MEANING BY MIND TWISTING

 


 

Professor and debater William Lane Craig had struggled with the inevitably and terror of death. For him, death had put the kibosh on the possibility of any real meaning to life. However, he met others who seemed to be untroubled by death’s finality. Why:
 
·       Years later, I think I found my answer in reading Sartre. Sartre observed that death is not threatening so long as we view it as the death of the other, from a third-person standpoint, so to speak. It is only when we internalize it and look at it from the first-person perspective—"my death: I am going to die"—that the threat of non-being becomes real. As Sartre points out, many people never assume this first-person perspective in the midst of life; one can even look at one's own death from the third-person standpoint, as if it were the death of another or even of an animal, as did my friend.

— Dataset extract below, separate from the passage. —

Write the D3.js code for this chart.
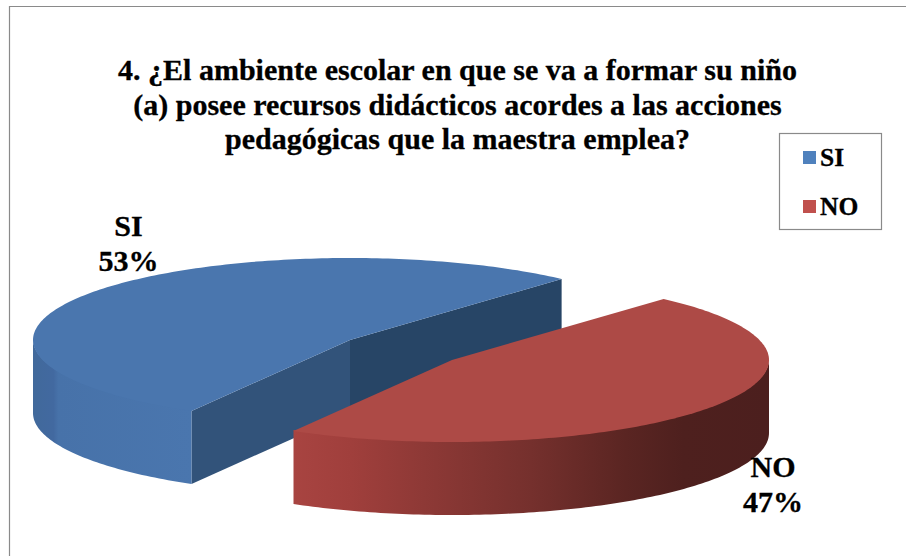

But the true existential significance of my death can only be appreciated from the first-person perspective, as I realize that I am going to die and forever cease to exist.
 
If getting through life requires blinding ourselves, we are paying a great price – a dislocation from reality.  Atheists even admit they blind themselves in numerous ways by making-believe that:
 
·       Life has meaning,
·       Objective moral laws exist,
·       We have freewill,
·       Love is more than just a series of biochemical reactions.
 
Does life require us to play make-believe? Instead, can we engage it honestly? If we know God and His promise of a blessed eternal life, then our present life is infused with meaning and purpose to serve the One who loves us and has died for our sins.